If you've ever seen a faucet that doesn't appear to have any connection between the spout and the handles, you were looking at a widespread faucet. The connections are under the sink where you can't see them, and the missing base plate allows more of the countertop to show. A widespread faucet is a good choice if the counter is made of slate, marble or some other attractive material.
Widespread faucets always have two handles, and you mount them separately from the spout. The water supply lines connect to the handles, which contain the valve mechanisms, and flexible hoses or rigid pipes connect the handles to the spout. You make all these connections under the sink, and the only parts of the faucet visible from above are the spout and the two handles. They can be flush-mounted to the sink or countertop, or mounted on individual metal bases. Widespread faucets either come with standard spacing between the handles or are adjustable so you can mount them in custom installations.
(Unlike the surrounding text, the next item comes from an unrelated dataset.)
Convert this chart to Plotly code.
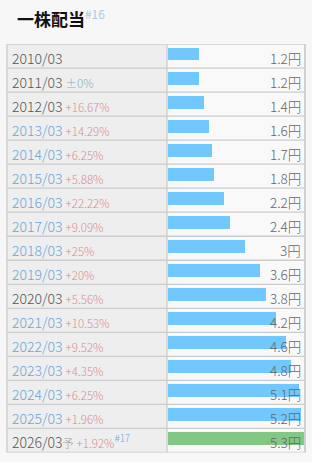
import plotly.graph_objects as go

# ---- data ----
years = ["2010/03", "2011/03", "2012/03", "2013/03", "2014/03", "2015/03", "2016/03",
         "2017/03", "2018/03", "2019/03", "2020/03", "2021/03", "2022/03", "2023/03",
         "2024/03", "2025/03", "2026/03"]
dividends = [1.2, 1.2, 1.4, 1.6, 1.7, 1.8, 2.2, 2.4, 3.0, 3.6, 3.8, 4.2, 4.6, 4.8, 5.1, 5.2, 5.3]
changes = ["", "±0%", "+16.67%", "+14.29%", "+6.25%", "+5.88%", "+22.22%", "+9.09%", "+25%",
           "+20%", "+5.56%", "+10.53%", "+9.52%", "+4.35%", "+6.25%", "+1.96%", "+1.92%"]
linked = [False, False, False, True, True, True, True, True, True, True, False, True, True,
          True, True, True, False]
forecast = [False] * 16 + [True]
title = "一株配当"
title_note = "#16"
forecast_note = "#17"
unit = "円"

# ---- style ----
W, H = 312, 462
TL, TM, TR = 7, 167, 305          # table left / divider / right (px)
TT, TB = 44, 452.5                 # table top / bottom (px)
BAR_L, BAR_R = 168, 304
FONT = "Noto Sans CJK JP, Noto Sans, sans-serif"
BLUE_BAR = "#70c8fe"
GREEN_BAR = "#80c884"
DARK = "#555555"
LINK = "#6aa5da"
PCT = "#dd8a8f"
ZERO = "#86aeb8"
BORDER = "#cccccc"

def px(xp):
    return xp / W

def py(yp):
    return 1 - yp / H

n = len(years)
rows = list(range(n))

fig = go.Figure()
fig.add_trace(go.Bar(
    x=dividends, y=rows, orientation="h",
    marker=dict(color=[GREEN_BAR if f else BLUE_BAR for f in forecast], line=dict(width=0)),
    width=0.54, offset=-0.354, hoverinfo="skip", showlegend=False,
))

shapes = []
shapes.append(dict(type="rect", xref="paper", yref="paper", x0=px(TL), x1=px(TM),
                   y0=py(TB), y1=py(TT), fillcolor="#eeeeee", line=dict(width=0), layer="below"))
shapes.append(dict(type="rect", xref="paper", yref="paper", x0=px(TM), x1=px(TR),
                   y0=py(TB), y1=py(TT), fillcolor="#f9f9f9", line=dict(width=0), layer="below"))
for i in range(n + 1):
    shapes.append(dict(type="line", xref="paper", yref="y", x0=px(TL), x1=px(TR),
                       y0=i - 0.5, y1=i - 0.5, line=dict(color=BORDER, width=1.3), layer="below"))
for xv, lw in [(TL, 1.3), (TM, 1.3), (TR, 1.8)]:
    shapes.append(dict(type="line", xref="paper", yref="paper", x0=px(xv), x1=px(xv),
                       y0=py(TB), y1=py(TT), line=dict(color=BORDER, width=lw), layer="below"))

annotations = []
annotations.append(dict(
    xref="paper", yref="paper", x=px(15), y=py(3), xanchor="left", yanchor="top",
    text=f"<b>{title}</b><sup><span style='color:#a9c7e6'>{title_note}</span></sup>",
    showarrow=False, font=dict(family=FONT, size=17, color="#111111"),
))
for i in rows:
    col = LINK if linked[i] else DARK
    txt = f"<span style='color:{col}'>{years[i]}</span>"
    if forecast[i]:
        txt += "<span style='color:#999999;font-size:11px'>予</span>"
    if changes[i]:
        c = ZERO if changes[i].startswith("±") else PCT
        txt += f" <span style='color:{c};font-size:11.5px'>{changes[i]}</span>"
    if forecast[i]:
        txt += f"<sup><span style='color:{LINK}'>{forecast_note}</span></sup>"
    annotations.append(dict(
        xref="paper", yref="y", x=px(10), y=i, xanchor="left", yanchor="middle",
        yshift=-1.5, text=txt, showarrow=False,
        font=dict(family=FONT, size=14, color=DARK, weight=300),
    ))
    vtxt = f"{dividends[i]:g}{unit}"
    if forecast[i]:
        vtxt = "<span style='color:#c98a7a;font-size:9px'>*</span>" + vtxt
    annotations.append(dict(
        xref="paper", yref="y", x=px(302.5), y=i, xanchor="right", yanchor="middle",
        yshift=-1.5, text=vtxt, showarrow=False,
        font=dict(family=FONT, size=13.5, color="#666666", weight=300),
    ))

fig.update_layout(
    width=W, height=H, autosize=False,
    margin=dict(l=0, r=0, t=0, b=0, pad=0),
    paper_bgcolor="#f7f7f7", plot_bgcolor="rgba(0,0,0,0)",
    xaxis=dict(domain=[px(BAR_L), px(BAR_R)], range=[0, max(dividends)], visible=False,
               fixedrange=True),
    yaxis=dict(domain=[py(TB), py(TT)], range=[n - 0.5, -0.5], visible=False, fixedrange=True),
    shapes=shapes, annotations=annotations, bargap=0, showlegend=False,
)

fig.write_html("out.html", config={"displayModeBar": False})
Virtually every faucet manufacturer has a line of widespread faucets, and styles range from ornate to minimalistic. Spouts can be rectangular or classic, squat or raised. The valve mechanisms are most often cartridges or ceramic disks so that the handles move through 90 degrees instead of 360, as is usual with a compression valve. The standard spacing for widespread faucets is 8 inches on center, or 16 inches between the handles. Some have flexible hoses so you can adjust the spacing if you need to.
Installing a widespread faucet is no more complicated than installing a conventional one. The sink or counter must have three holes. The spout fits through the center one and usually has a threaded pipe that you secure to the bottom of the sink with a nut. The handles go in the holes on either side of the spout and connect to the sink in the same way. The water supply tubes connect to the handles, and, depending on the model, a pair of pipes or hoses connects the handles to the spout. You usually screw these hoses to the connectors, but sometimes they simply snap on.
Widespread faucets look good in almost any installation, and there are just few precautions against using one in your particular project. You need access to the area just under the sink and next to the wall to make the connections, and there has to be enough room for the pipes or hoses that connect the handles to the spout. In some cases, a widespread faucet is preferable to a conventional one with a base plate. A base plate doesn't always fit well on a contoured sink, but the components of a widespread faucet have less surface area and usually will fit.